In their paper, Ragib Hasan and Randal Burns pick up where computer scientists at Cornel University left off after discovering in 1999 that up to 80% of files written to the hard drive by the Windows NT operating system were deleted within five seconds of being created.
Hasan and Burns analyzed three computers: a MacBook laptop, a desktop running Ubuntu Linux and a Fedora Linux fileserver in the University Library (Linux is a variant of the Unix operating system used primarily at educational and research institutions). Their intent was to find out what percentage of the files on each of the computers had not been accessed since their creation. They found that the percentages for each were: MacBook: 20.6, Desktop: 47.4 and Server: 57.1 and that the percentage of disk space used for each was 98.5, 38.1 and 99.5 respectively; clearly indicating that a large number of files using a lot of disk space had never been used again once being created. This is clearly an inefficient use of resources.

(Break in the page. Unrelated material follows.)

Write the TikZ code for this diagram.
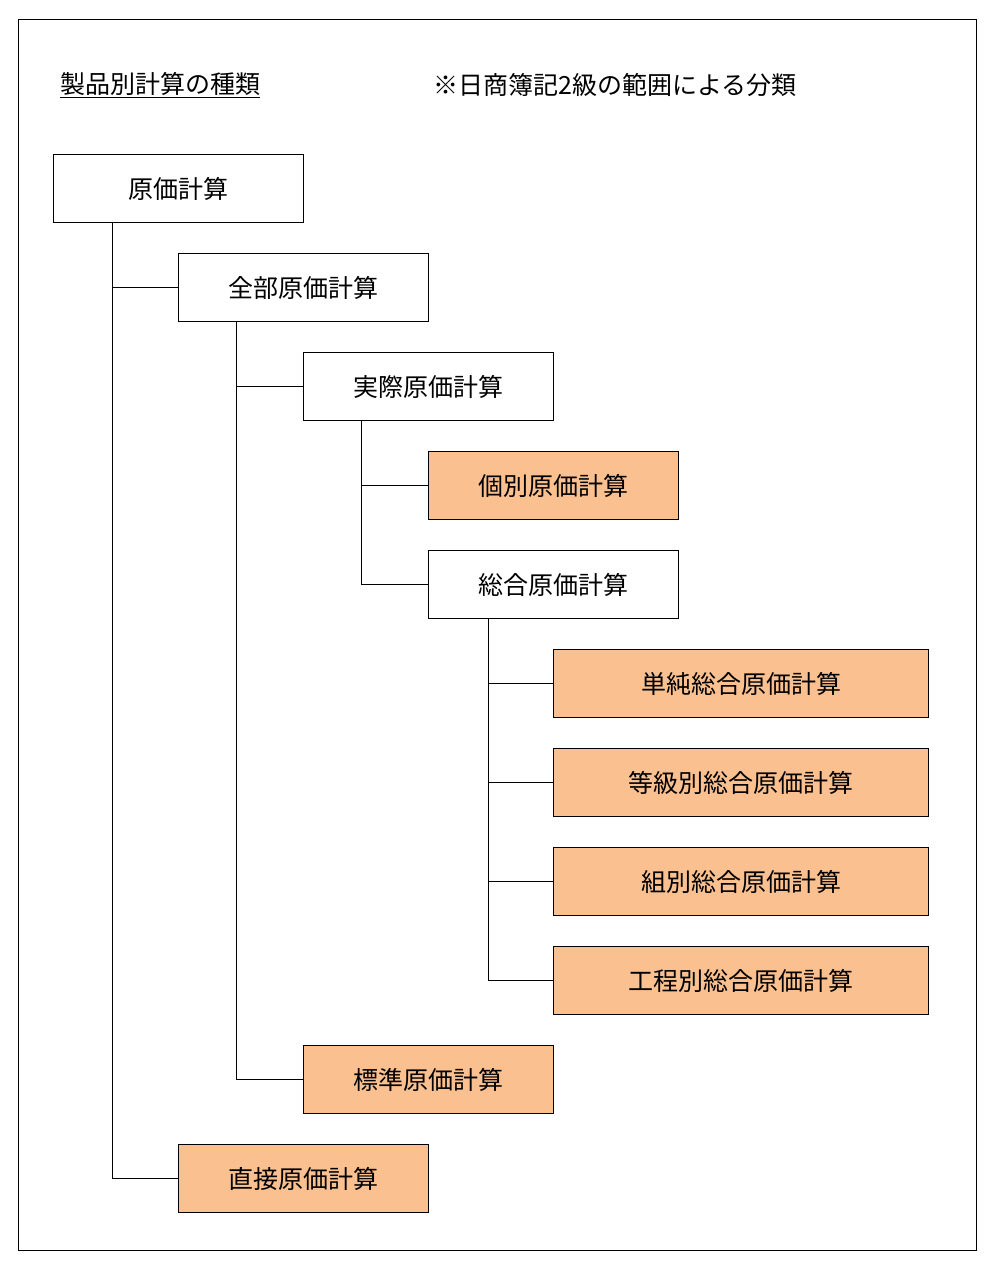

It is for this reason that the duo suggest a new approach be used for data waste, one that takes advantage of the research already done with physical waste; specifically, they suggest a pyramid approach be used, similar to the one put in place by physical waste management companies. At the bottom of the new pyramid would be the worst case scenarios, then moving up, the next best and so on till reaching the top, and that they be labeled as such: Dispose, Recover, Recycle, Reuse and Reduce, with zero data waste being the optimal goal.